John G. Avildsen, who won an Academy Award for directing Rocky and helmed the first three original Karate Kid movies, has died. He was 81.
Avildsen died of pancreatic cancer at Cedars-Sinai Medical Center in Los Angeles, his son, Anthony, told the Los Angeles Times.
Avildsen also won the DGA Award for directing “Rocky,” which also won Oscars for best picture and film editing and was nominated in multiple other categories.
In 2006 Variety interviewed Avildsen, who said that a film with a boxing story didn’t excite him at first, but he was “moved by the urban character study of Sylvester Stallone’s script.” He held out on directing part two in lieu of another project — a decision that Avildsen said was “one of my greatest mistakes.” He returned to the franchise to direct 1990’s “Rocky V.”
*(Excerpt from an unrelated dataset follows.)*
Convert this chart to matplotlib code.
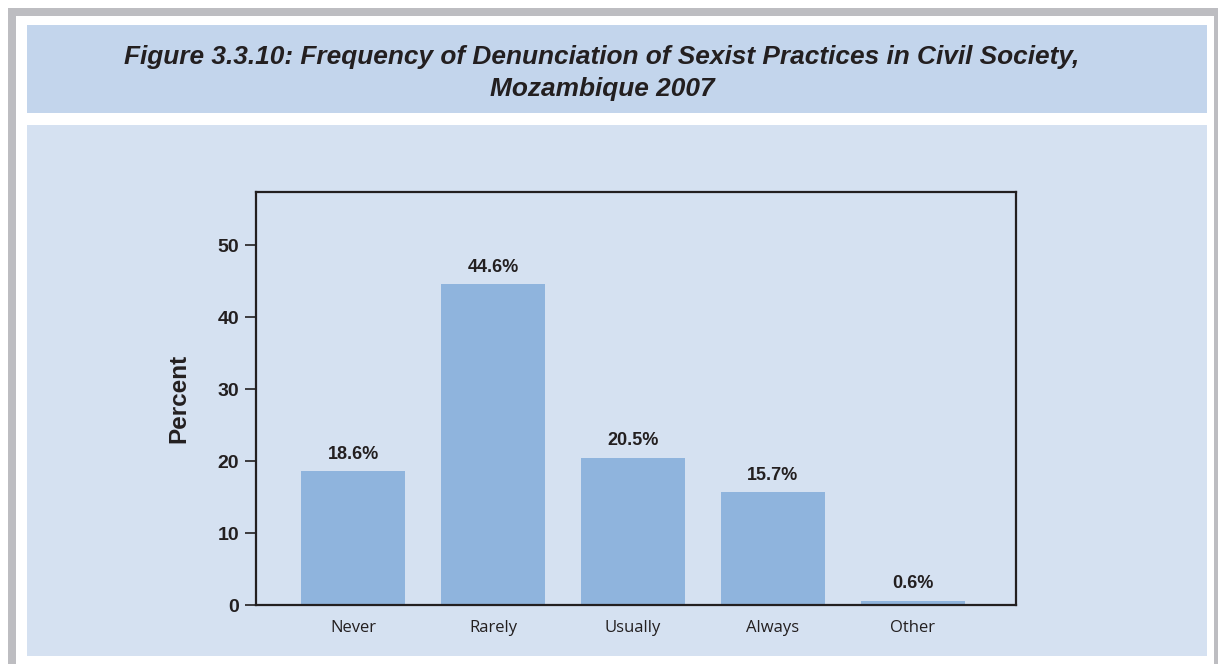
import matplotlib
matplotlib.use("Agg")
import matplotlib.pyplot as plt
from matplotlib.patches import Rectangle

plt.rcParams['font.family'] = ['Liberation Sans', 'DejaVu Sans']

categories = ["Never", "Rarely", "Usually", "Always", "Other"]
percent = [18.6, 44.6, 20.5, 15.7, 0.6]
yticks = [0, 10, 20, 30, 40, 50]
title = "Figure 3.3.10: Frequency of Denunciation of Sexist Practices in Civil Society,\nMozambique 2007"

W, H = 1218, 664
fig = plt.figure(figsize=(W / 100, H / 100), dpi=100)
fig.patch.set_facecolor("white")


def px_box(x0, y0, x1, y1, color):
    # rectangle given in pixel coords, top-left origin
    fig.patches.append(Rectangle((x0 / W, 1 - y1 / H), (x1 - x0) / W, (y1 - y0) / H,
                                 transform=fig.transFigure, facecolor=color,
                                 edgecolor="none", zorder=-1))


# grey frame, title strip, panel
px_box(8, 8, 1218, 16, "#bdbdc1")
px_box(8, 8, 16, 664, "#bdbdc1")
px_box(1214, 8, 1218, 664, "#bdbdc1")
px_box(27, 25, 1207, 113, "#c3d5ec")
px_box(27, 125, 1207, 656, "#d5e1f1")

fig.text(602 / W, 1 - 73 / H, title, ha="center", va="center", fontsize=18.9,
         fontweight="bold", fontstyle="italic", color="#231f20", linespacing=1.4)

ax = fig.add_axes([256 / W, 1 - 605 / H, 760 / W, 413 / H])
ax.set_facecolor("#d5e1f1")
x = list(range(len(categories)))
bars = ax.bar(x, percent, width=0.743, color="#8fb4dd", zorder=2)
for b, v in zip(bars, percent):
    ax.annotate(f"{v}%", (b.get_x() + b.get_width() / 2, v), xytext=(0, 6),
                textcoords="offset points", ha="center", va="bottom",
                fontsize=13, fontweight="bold", color="#231f20")

ax.set_xlim(-0.693, 4.736)
ax.set_ylim(0, 57.4)
ax.set_yticks(yticks)
ax.set_yticklabels([str(t) for t in yticks], fontsize=14, fontweight="bold", color="#231f20")
ax.set_xticks(x)
ax.set_xticklabels(categories, fontsize=12, color="#231f20", family=["Open Sans", "DejaVu Sans"])
ax.tick_params(axis="x", length=0, pad=10.5)
ax.tick_params(axis="y", length=8, width=1.2, color="#231f20", pad=4)
for s in ax.spines.values():
    s.set_linewidth(1.6)
    s.set_color("#231f20")
ax.set_ylabel("Percent", fontsize=17.5, fontweight="bold", color="#231f20", labelpad=20)

fig.savefig("out.png", dpi=100)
In 1983 he was Oscar nominated again, this time for the documentary short “Traveling Hopefully.”
Avildsen also directed Susan Sarandon and Peter Boyle in the ultimately violent drama Joe (1970); guided Jack Lemmon to the Academy Award for best actor in Save the Tiger (1973) in a story about a businessman having a mid-life crisis; and kept things together on the set of The Formula (1980), which starred the temperamental actors George C. Scott and Marlon Brando.
Avildsen also called the shots on The Karate Kid (1984), the inspirational film that starred Pat Morita as an Okinawan martial arts master who agrees to teach karate to a bullied teenager (Ralph Macchio), then stayed on for the sequels in 1986 and 1989.